Struggle defined Douglass’s life — it made him who he became. Our struggles may not compare with his, but even so, the same can be true for us. The struggles we face in our writing life help shape who we are and what we do. And often that’s a good thing:
Our struggles give us golden opportunities to get our of our comfort zones. Without knotty problems to solve on the page or fighting to find an agent or publisher for our work, it’s easy to get complacent or to let discouragement knock us flat. Sometimes, it’s in the act of struggling that we realize what our work means to us.
Our struggles teach us more than our successes. Success is fine and wonderful, but we don’t learn that much from it. We generally end up learning more from the setbacks we’ve endured. They teach us patience. They teach us perseverance. They reveal the path less followed, the one that leads to greater creativity.
Our struggles make us stronger. If they don’t deflate and defeat us, if we fight through them, then the obstacles we encounter give us grit and build our commitment muscles. When we defeat an obstacle instead of letting it defeat us, we deposit that “win” in our memory bank.
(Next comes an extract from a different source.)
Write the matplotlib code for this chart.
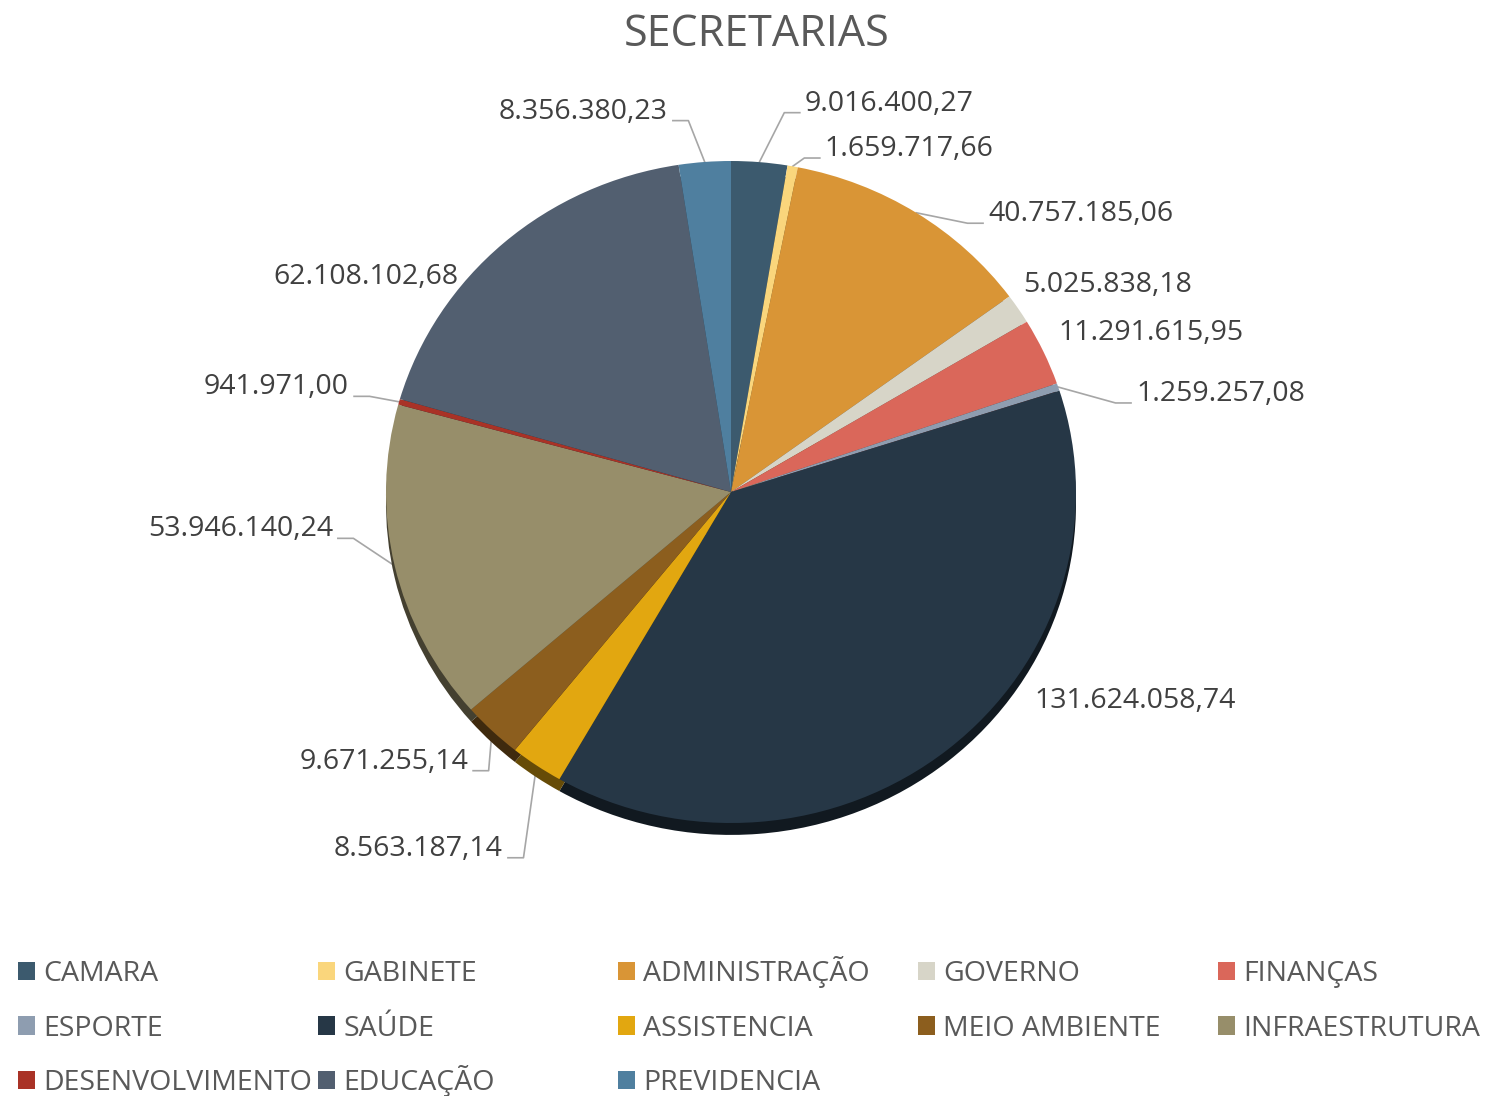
import numpy as np
import matplotlib
matplotlib.use("Agg")
import matplotlib.pyplot as plt
from matplotlib.patches import Patch
from matplotlib.colors import to_rgb

plt.rcParams['font.family'] = ['Open Sans', 'DejaVu Sans']

# data
categories = ["CAMARA", "GABINETE", "ADMINISTRAÇÃO", "GOVERNO", "FINANÇAS",
              "ESPORTE", "SAÚDE", "ASSISTENCIA", "MEIO AMBIENTE", "INFRAESTRUTURA",
              "DESENVOLVIMENTO", "EDUCAÇÃO", "PREVIDENCIA"]
values = [9016400.27, 1659717.66, 40757185.06, 5025838.18, 11291615.95,
          1259257.08, 131624058.74, 8563187.14, 9671255.14, 53946140.24,
          941971.00, 62108102.68, 8356380.23]
colors = ["#3C5A6E", "#FAD67C", "#D99536", "#D7D5C8", "#DA675A",
          "#8E9DB0", "#263746", "#E2A710", "#8C5E1E", "#978E6A",
          "#A93226", "#525F70", "#4F7F9F"]

def fmt_br(v):
    s = f"{v:,.2f}"
    return s.replace(",", "X").replace(".", ",").replace("X", ".")

# label layout (pie data coords): x, y, ha, leader line
label_pos = [(0.214, 1.173, "left", True), (0.272, 1.036, "left", True),
             (0.745, 0.839, "left", True), (0.846, 0.624, "left", False),
             (0.948, 0.481, "left", False), (1.174, 0.296, "left", True),
             (0.881, -0.630, "left", False), (-0.661, -1.078, "right", True),
             (-0.762, -0.815, "right", True), (-1.154, -0.113, "right", True),
             (-1.107, 0.316, "right", True), (-0.791, 0.651, "right", False),
             (-0.183, 1.149, "right", True)]

W, H = 1486, 1096
fig = plt.figure(figsize=(W / 100, H / 100), dpi=100)

cx, cy, rx, ry = 731, 492, 345, 331
ax = fig.add_axes([(cx - rx) / W, 1 - (cy + ry) / H, 2 * rx / W, 2 * ry / H])

# 3D side (darker pie shifted down)
dark = [tuple(c * 0.45 for c in to_rgb(col)) for col in colors]
ax.pie(values, colors=dark, startangle=90, counterclock=False, radius=1,
       center=(0, -0.036))
ax.pie(values, colors=colors, startangle=90, counterclock=False, radius=1)
ax.set_aspect('auto')
ax.set_xlim(-1, 1)
ax.set_ylim(-1, 1)
ax.axis('off')

# labels with leader lines
total = sum(values)
cum = np.cumsum([0] + values)
mids = np.radians((cum[:-1] + np.array(values) / 2) / total * 360)
dx_gap, dx_seg, dy_line = 0.0145, 0.045, 0.027
for v, th, (tx, ty, ha, lead) in zip(values, mids, label_pos):
    ax.text(tx, ty, fmt_br(v), ha=ha, va="center", fontsize=20.5,
            color="#404040", clip_on=False)
    if lead:
        sgn = -1 if ha == "left" else 1
        ex, ey = np.sin(th), np.cos(th)
        x_end = tx + sgn * dx_gap
        x_elb = x_end + sgn * dx_seg
        ly = ty - dy_line
        ax.plot([ex, x_elb, x_end], [ey, ly, ly], color="#A6A6A6", lw=1.2,
                clip_on=False, zorder=0)

fig.text(757 / W, 1 - 35 / H, "SECRETARIAS", ha="center", va="center",
         fontsize=31, color="#595959")

# legend, row-major in 5 columns (one small legend per entry keeps the grid even)
ncol = 5
for i, (name, col) in enumerate(zip(categories, colors)):
    r, c = divmod(i, ncol)
    fig.legend([Patch(facecolor=col, edgecolor="none")], [name],
               loc="lower left",
               bbox_to_anchor=((18 + 300 * c) / W, 1 - (988 + 54.5 * r) / H),
               frameon=False, fontsize=20.5, borderpad=0, borderaxespad=0,
               handlelength=0.6, handleheight=0.6, handletextpad=0.28,
               labelcolor="#595959")

fig.savefig("out.png", dpi=100)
It becomes part of who we are—and gives us heart the next time around.
Our struggles make us more compassionate. When we struggle to achieve something that matters to us, we come to understand more deeply the struggles that other writers and other wayfarers on the road of life encounter. This creates a bond that often proves strong and enduring. We begin to see the world through others’ eyes—always a gift for a writer.
So let’s remember that struggles create opportunities, and opportunities create momentum and progress. Struggles serve us as we all write on!